Lord Moncreiff—I am of the same opinion. It may be that this was a somewhat unusual use to make of a bill of lading. The primary use of a bill of lading no doubt is to state the conditions upon which the shipowner is supposed to carry the cargo. In this case it has been used for the purpose of getting the shipowners to collect certain charges due not to them but to the shippers. That may be an unusual use, but that was the contract between the shipowners and the shippers, upon which the cargo was shipped; and in terms of that contract the shipowners were bound to retain the cargo until the whole sum of £141 noted on the margin was paid. They were not entitled to give delivery without getting payment. They had no concern with the alleged overcharges. I think this case arises just as if the consignees had demanded delivery on presentation of the bill of lading. It is clear that in that case they could not have got delivery without payment of the whole sum of £141.

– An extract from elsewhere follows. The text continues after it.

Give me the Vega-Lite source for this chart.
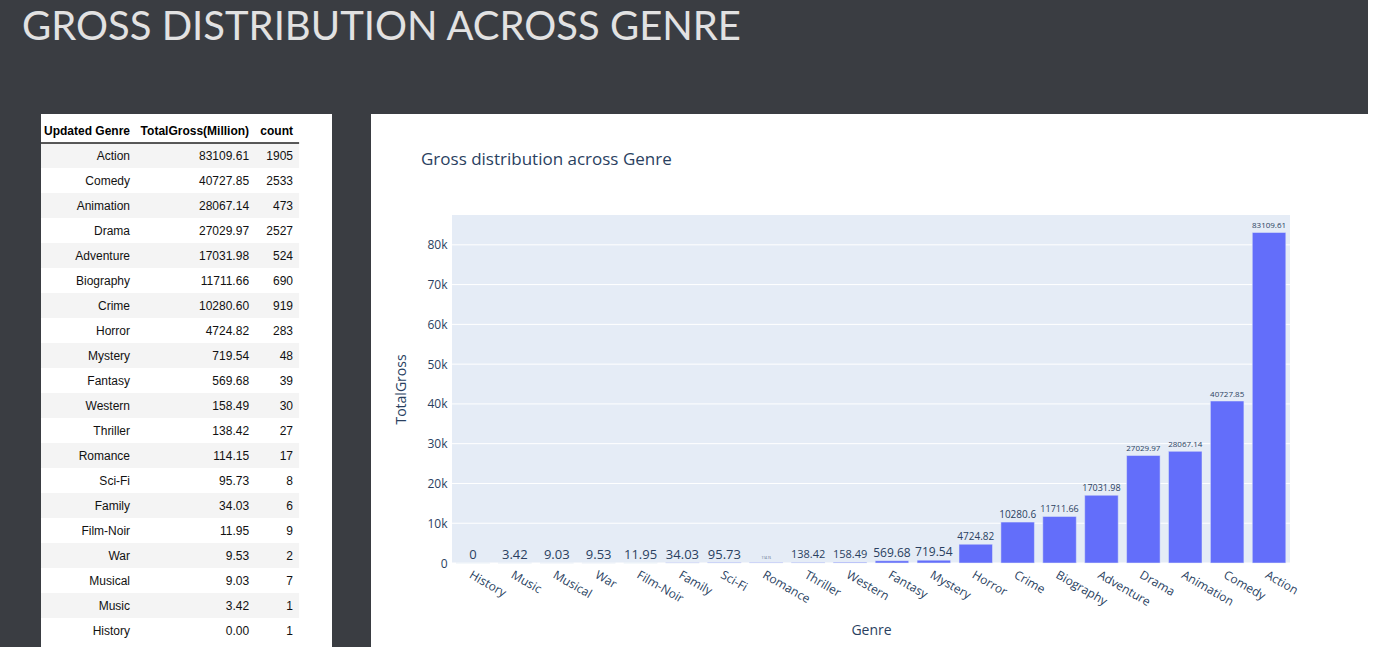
{
  "$schema": "https://vega.github.io/schema/vega-lite/v6.json",
  "background": "#3a3d42",
  "padding": {"left": 22, "top": 8, "right": 0, "bottom": 0},
  "title": {"text": "GROSS DISTRIBUTION ACROSS GENRE", "anchor": "start", "frame": "group", "font": "Lato", "fontSize": 40, "fontWeight": "normal", "color": "#e2e2e2", "dx": -19, "offset": 34, "baseline": "alphabetic"},
  "datasets": {
    "genres": [
      {"Genre": "History", "TotalGross": 0.00, "count": 1},
      {"Genre": "Music", "TotalGross": 3.42, "count": 1},
      {"Genre": "Musical", "TotalGross": 9.03, "count": 7},
      {"Genre": "War", "TotalGross": 9.53, "count": 2},
      {"Genre": "Film-Noir", "TotalGross": 11.95, "count": 9},
      {"Genre": "Family", "TotalGross": 34.03, "count": 6},
      {"Genre": "Sci-Fi", "TotalGross": 95.73, "count": 8},
      {"Genre": "Romance", "TotalGross": 114.15, "count": 17},
      {"Genre": "Thriller", "TotalGross": 138.42, "count": 27},
      {"Genre": "Western", "TotalGross": 158.49, "count": 30},
      {"Genre": "Fantasy", "TotalGross": 569.68, "count": 39},
      {"Genre": "Mystery", "TotalGross": 719.54, "count": 48},
      {"Genre": "Horror", "TotalGross": 4724.82, "count": 283},
      {"Genre": "Crime", "TotalGross": 10280.6, "count": 919},
      {"Genre": "Biography", "TotalGross": 11711.66, "count": 690},
      {"Genre": "Adventure", "TotalGross": 17031.98, "count": 524},
      {"Genre": "Drama", "TotalGross": 27029.97, "count": 2527},
      {"Genre": "Animation", "TotalGross": 28067.14, "count": 473},
      {"Genre": "Comedy", "TotalGross": 40727.85, "count": 2533},
      {"Genre": "Action", "TotalGross": 83109.61, "count": 1905}
    ]
  },
  "spacing": 39,
  "hconcat": [
    {
      "width": 291,
      "height": 533,
      "view": {"fill": "white", "stroke": null},
      "data": {"name": "genres"},
      "layer": [
        {
          "transform": [
            {"window": [{"op": "row_number", "as": "rank"}], "sort": [{"field": "TotalGross", "order": "descending"}]},
            {"filter": "datum.rank % 2 == 1"}
          ],
          "mark": {"type": "rect", "fill": "#f4f4f4"},
          "encoding": {
            "y": {"field": "Genre", "type": "nominal", "axis": null, "scale": {"type": "band", "domain": ["_h", "Action", "Comedy", "Animation", "Drama", "Adventure", "Biography", "Crime", "Horror", "Mystery", "Fantasy", "Western", "Thriller", "Romance", "Sci-Fi", "Family", "Film-Noir", "War", "Musical", "Music", "History"], "paddingInner": 0, "paddingOuter": 0.16}},
            "x": {"datum": 0, "type": "quantitative", "axis": null, "scale": {"domain": [0, 1], "nice": false, "zero": false}},
            "x2": {"datum": 0.887}
          }
        },
        {
          "data": {"values": [{}]},
          "mark": {"type": "rule", "color": "#222222", "strokeWidth": 1.5},
          "encoding": {
            "y": {"datum": "Action", "type": "nominal", "bandPosition": 0, "axis": null},
            "x": {"datum": 0, "type": "quantitative", "axis": null},
            "x2": {"datum": 0.887}
          }
        },
        {
          "data": {"values": [{}]},
          "mark": {"type": "text", "align": "right", "baseline": "middle", "font": "Liberation Sans", "fontSize": 12, "fontWeight": "bold", "color": "#000000"},
          "encoding": {
            "y": {"datum": "_h", "type": "nominal", "axis": null},
            "x": {"datum": 0.306, "type": "quantitative", "axis": null},
            "text": {"value": "Updated Genre"}
          }
        },
        {
          "data": {"values": [{}]},
          "mark": {"type": "text", "align": "right", "baseline": "middle", "font": "Liberation Sans", "fontSize": 12, "fontWeight": "bold", "color": "#000000"},
          "encoding": {
            "y": {"datum": "_h", "type": "nominal", "axis": null},
            "x": {"datum": 0.715, "type": "quantitative", "axis": null},
            "text": {"value": "TotalGross(Million)"}
          }
        },
        {
          "data": {"values": [{}]},
          "mark": {"type": "text", "align": "right", "baseline": "middle", "font": "Liberation Sans", "fontSize": 12, "fontWeight": "bold", "color": "#000000"},
          "encoding": {
            "y": {"datum": "_h", "type": "nominal", "axis": null},
            "x": {"datum": 0.866, "type": "quantitative", "axis": null},
            "text": {"value": "count"}
          }
        },
        {
          "mark": {"type": "text", "align": "right", "baseline": "middle", "font": "Liberation Sans", "fontSize": 12, "color": "#111111"},
          "encoding": {
            "y": {"field": "Genre", "type": "nominal", "axis": null},
            "x": {"datum": 0.306, "type": "quantitative", "axis": null},
            "text": {"field": "Genre", "type": "nominal"}
          }
        },
        {
          "mark": {"type": "text", "align": "right", "baseline": "middle", "font": "Liberation Sans", "fontSize": 12, "color": "#111111"},
          "encoding": {
            "y": {"field": "Genre", "type": "nominal", "axis": null},
            "x": {"datum": 0.715, "type": "quantitative", "axis": null},
            "text": {"field": "TotalGross", "type": "quantitative", "format": ".2f"}
          }
        },
        {
          "mark": {"type": "text", "align": "right", "baseline": "middle", "font": "Liberation Sans", "fontSize": 12, "color": "#111111"},
          "encoding": {
            "y": {"field": "Genre", "type": "nominal", "axis": null},
            "x": {"datum": 0.866, "type": "quantitative", "axis": null},
            "text": {"field": "count", "type": "nominal"}
          }
        }
      ]
    },
    {
      "width": 997,
      "height": 533,
      "view": {"fill": "white", "stroke": null},
      "title": {"text": "Gross distribution across Genre", "anchor": "start", "frame": "group", "font": "Open Sans", "fontSize": 17, "fontWeight": "normal", "color": "#2a3f5f", "baseline": "alphabetic", "offset": 0, "dx": 50, "dy": 68},
      "resolve": {"scale": {"x": "independent"}},
      "layer": [
        {
          "data": {"values": [{}]},
          "mark": {"type": "rect", "fill": "#e5ecf6"},
          "encoding": {
            "x": {"datum": 0, "type": "quantitative", "axis": null, "scale": {"domain": [0, 1], "range": [81, 919], "nice": false, "zero": false}},
            "x2": {"datum": 1},
            "y": {"datum": 0, "type": "quantitative", "title": "TotalGross", "scale": {"domain": [0, 87500], "range": [449, 101], "nice": false, "zero": false}},
            "y2": {"datum": 87500}
          }
        },
        {
          "data": {"values": [{"tick": 0}, {"tick": 10000}, {"tick": 20000}, {"tick": 30000}, {"tick": 40000}, {"tick": 50000}, {"tick": 60000}, {"tick": 70000}, {"tick": 80000}]},
          "mark": {"type": "rule", "color": "white", "strokeWidth": 1},
          "encoding": {
            "x": {"datum": 0, "type": "quantitative", "axis": null, "scale": {"domain": [0, 1], "range": [81, 919], "nice": false, "zero": false}},
            "x2": {"datum": 1},
            "y": {"field": "tick", "type": "quantitative", "title": "TotalGross"}
          }
        },
        {
          "data": {"name": "genres"},
          "mark": {"type": "bar", "color": "#636efa", "stroke": "#e5ecf6", "strokeWidth": 0.5, "width": {"band": 0.8}},
          "encoding": {
            "x": {"field": "Genre", "type": "nominal", "title": "Genre",
                  "scale": {"type": "band", "domain": ["History", "Music", "Musical", "War", "Film-Noir", "Family", "Sci-Fi", "Romance", "Thriller", "Western", "Fantasy", "Mystery", "Horror", "Crime", "Biography", "Adventure", "Drama", "Animation", "Comedy", "Action"], "range": [81, 919], "paddingInner": 0, "paddingOuter": 0},
                  "axis": {"labelAngle": 30, "labelAlign": "left", "labelBaseline": "top", "offset": -84, "labelPadding": 6, "titlePadding": 16, "domain": false, "ticks": false, "grid": false}},
            "y": {"field": "TotalGross", "type": "quantitative", "title": "TotalGross",
                  "axis": {"values": [0, 10000, 20000, 30000, 40000, 50000, 60000, 70000, 80000], "labelExpr": "datum.value === 0 ? '0' : format(datum.value / 1000, 'd') + 'k'", "offset": -81, "labelPadding": 5, "titlePadding": 18, "grid": false, "domain": false, "ticks": false}}
          }
        },
        {
          "data": {"name": "genres"},
          "mark": {"type": "text", "baseline": "alphabetic", "dy": -4, "font": "Open Sans", "color": "#2a3f5f"},
          "encoding": {
            "x": {"field": "Genre", "type": "nominal", "axis": null,
                  "scale": {"type": "band", "domain": ["History", "Music", "Musical", "War", "Film-Noir", "Family", "Sci-Fi", "Romance", "Thriller", "Western", "Fantasy", "Mystery", "Horror", "Crime", "Biography", "Adventure", "Drama", "Animation", "Comedy", "Action"], "range": [81, 919], "paddingInner": 0, "paddingOuter": 0}},
            "y": {"field": "TotalGross", "type": "quantitative", "title": "TotalGross"},
            "text": {"field": "TotalGross", "type": "nominal"},
            "size": {
              "condition": [
                {"test": "datum.Genre === 'Romance'", "value": 3},
                {"test": "datum.TotalGross < 100", "value": 13},
                {"test": "datum.TotalGross < 500", "value": 11},
                {"test": "datum.TotalGross < 1000", "value": 12},
                {"test": "datum.TotalGross < 11000", "value": 10},
                {"test": "datum.TotalGross < 20000", "value": 9}
              ],
              "value": 8
            }
          }
        }
      ]
    }
  ],
  "config": {
    "view": {"stroke": null},
    "axis": {"labelFont": "Open Sans", "titleFont": "Open Sans", "labelColor": "#2a3f5f", "titleColor": "#2a3f5f", "titleFontWeight": "normal", "labelFontSize": 12, "titleFontSize": 14, "tickSize": 0}
  }
}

A question is raised whether the pursuers were entitled to sue until the claim for these charges was liquidated. I think the shipowners had nothing to do with that. They were entitled to get the whole sum of £141 specified in the margin of the bill of lading.

On the whole matter I am of opinion

Page: 290

that the interlocutor appealed against is erroneous, and that the pursuers are entitled to decree for the sum sued for.

The Court pronounced the following interlocutor:—

“Sustain the appeal and recal the interlocutor appealed against: Ordain the defenders to make payment to the pursuers of the sum of £34, 5s. sterling with interest as concluded for, and decern: Find the defenders liable in expenses in this and in the Inferior Court, and remit,” &c.

Counsel:

Counsel for the Pursuers— Ure, Q.C.— Salvesen. Agents— J. B. Douglas & Mitchell, W.S.

Counsel for the Defenders— A. S. D. Thomson— Munro. Agents— Douglas & Miller, W.S.